Task to carry out:
Taking the data below, please print only the lines from the line holding "Generate a web" to the line holding "const yTicks = [0, 50, 100, 150, 200, 250, 300, 350];", inclusive, with pictures omitted.

Records shown:
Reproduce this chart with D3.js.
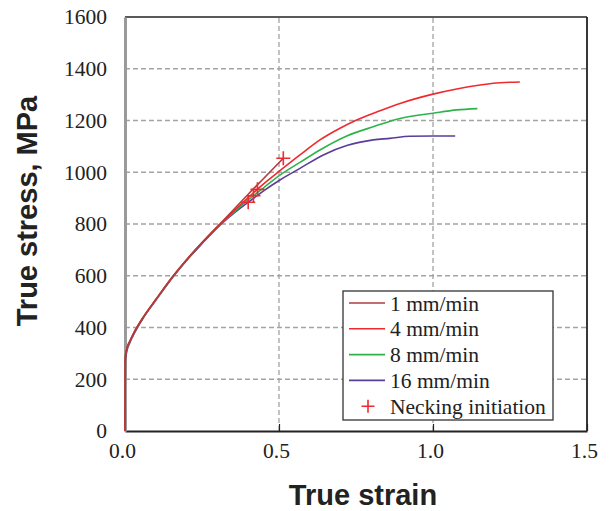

...

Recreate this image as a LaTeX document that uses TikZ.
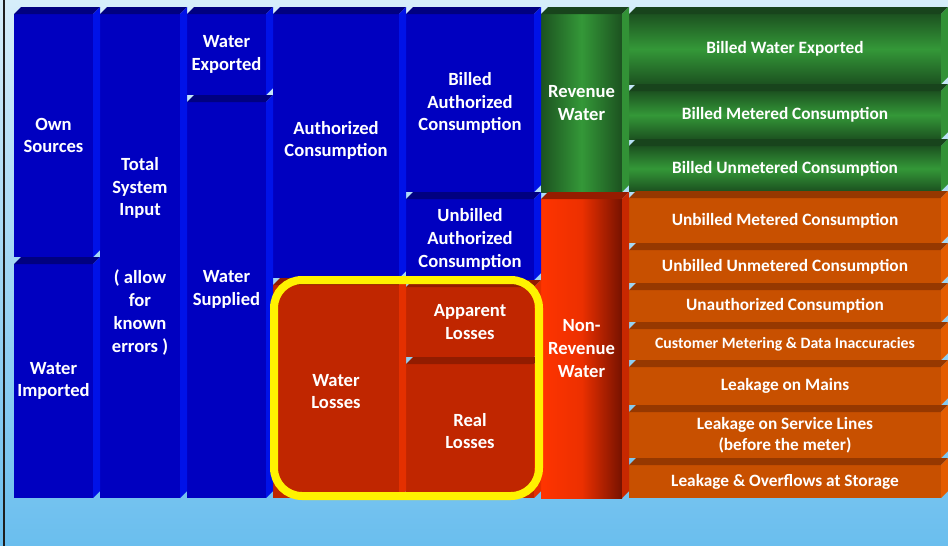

* * *

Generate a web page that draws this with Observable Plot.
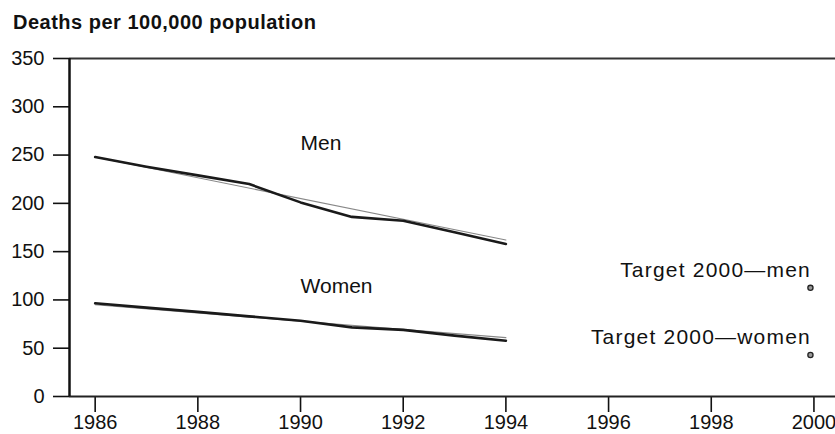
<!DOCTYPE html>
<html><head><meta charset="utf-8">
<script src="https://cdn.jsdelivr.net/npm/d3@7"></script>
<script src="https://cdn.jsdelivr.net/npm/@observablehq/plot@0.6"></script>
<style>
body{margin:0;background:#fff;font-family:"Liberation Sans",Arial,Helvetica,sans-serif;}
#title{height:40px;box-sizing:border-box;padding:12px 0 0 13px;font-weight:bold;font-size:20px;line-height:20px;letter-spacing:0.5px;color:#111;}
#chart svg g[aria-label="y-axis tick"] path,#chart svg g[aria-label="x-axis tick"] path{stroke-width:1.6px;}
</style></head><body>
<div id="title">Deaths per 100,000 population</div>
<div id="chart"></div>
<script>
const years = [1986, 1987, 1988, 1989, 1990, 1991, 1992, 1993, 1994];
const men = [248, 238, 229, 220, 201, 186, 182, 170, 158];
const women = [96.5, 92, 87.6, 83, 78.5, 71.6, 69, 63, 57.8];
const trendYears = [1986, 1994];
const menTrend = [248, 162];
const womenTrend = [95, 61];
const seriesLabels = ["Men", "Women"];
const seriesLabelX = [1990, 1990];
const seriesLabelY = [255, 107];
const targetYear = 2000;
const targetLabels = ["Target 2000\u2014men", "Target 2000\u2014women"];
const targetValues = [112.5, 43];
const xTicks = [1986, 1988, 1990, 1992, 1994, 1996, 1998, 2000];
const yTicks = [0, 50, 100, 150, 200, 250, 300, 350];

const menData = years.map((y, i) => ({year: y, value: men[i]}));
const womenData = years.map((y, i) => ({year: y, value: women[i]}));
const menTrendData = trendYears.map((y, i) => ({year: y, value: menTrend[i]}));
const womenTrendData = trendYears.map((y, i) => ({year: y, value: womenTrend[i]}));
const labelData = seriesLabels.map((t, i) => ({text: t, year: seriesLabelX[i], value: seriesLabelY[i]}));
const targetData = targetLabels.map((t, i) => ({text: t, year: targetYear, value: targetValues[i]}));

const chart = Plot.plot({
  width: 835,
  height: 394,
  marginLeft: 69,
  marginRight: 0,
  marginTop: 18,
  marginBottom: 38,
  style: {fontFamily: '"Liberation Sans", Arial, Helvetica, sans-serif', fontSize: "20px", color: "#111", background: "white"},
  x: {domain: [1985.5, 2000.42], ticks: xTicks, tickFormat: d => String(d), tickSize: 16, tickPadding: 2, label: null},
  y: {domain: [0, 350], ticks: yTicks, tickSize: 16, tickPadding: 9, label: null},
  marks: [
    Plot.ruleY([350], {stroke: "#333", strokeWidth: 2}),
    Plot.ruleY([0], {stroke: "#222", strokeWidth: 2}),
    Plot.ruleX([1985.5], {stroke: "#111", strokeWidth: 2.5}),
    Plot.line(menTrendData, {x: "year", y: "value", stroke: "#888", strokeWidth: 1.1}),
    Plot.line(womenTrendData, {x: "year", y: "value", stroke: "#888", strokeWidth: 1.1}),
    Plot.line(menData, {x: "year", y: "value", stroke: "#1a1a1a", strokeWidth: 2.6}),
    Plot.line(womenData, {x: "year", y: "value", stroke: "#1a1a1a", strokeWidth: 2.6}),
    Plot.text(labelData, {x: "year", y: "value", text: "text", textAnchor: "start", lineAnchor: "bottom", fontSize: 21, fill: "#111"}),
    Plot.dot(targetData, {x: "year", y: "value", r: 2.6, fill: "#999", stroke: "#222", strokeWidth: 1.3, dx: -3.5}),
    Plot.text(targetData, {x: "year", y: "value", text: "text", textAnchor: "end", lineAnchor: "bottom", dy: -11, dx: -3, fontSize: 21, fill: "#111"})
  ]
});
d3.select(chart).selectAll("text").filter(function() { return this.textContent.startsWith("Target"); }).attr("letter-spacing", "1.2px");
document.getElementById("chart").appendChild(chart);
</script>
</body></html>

Exercise result:
Generate a web page that draws this with Observable Plot.
<!DOCTYPE html>
<html><head><meta charset="utf-8">
<script src="https://cdn.jsdelivr.net/npm/d3@7"></script>
<script src="https://cdn.jsdelivr.net/npm/@observablehq/plot@0.6"></script>
<style>
body{margin:0;background:#fff;font-family:"Liberation Sans",Arial,Helvetica,sans-serif;}
#title{height:40px;box-sizing:border-box;padding:12px 0 0 13px;font-weight:bold;font-size:20px;line-height:20px;letter-spacing:0.5px;color:#111;}
#chart svg g[aria-label="y-axis tick"] path,#chart svg g[aria-label="x-axis tick"] path{stroke-width:1.6px;}
</style></head><body>
<div id="title">Deaths per 100,000 population</div>
<div id="chart"></div>
<script>
const years = [1986, 1987, 1988, 1989, 1990, 1991, 1992, 1993, 1994];
const men = [248, 238, 229, 220, 201, 186, 182, 170, 158];
const women = [96.5, 92, 87.6, 83, 78.5, 71.6, 69, 63, 57.8];
const trendYears = [1986, 1994];
const menTrend = [248, 162];
const womenTrend = [95, 61];
const seriesLabels = ["Men", "Women"];
const seriesLabelX = [1990, 1990];
const seriesLabelY = [255, 107];
const targetYear = 2000;
const targetLabels = ["Target 2000\u2014men", "Target 2000\u2014women"];
const targetValues = [112.5, 43];
const xTicks = [1986, 1988, 1990, 1992, 1994, 1996, 1998, 2000];
const yTicks = [0, 50, 100, 150, 200, 250, 300, 350];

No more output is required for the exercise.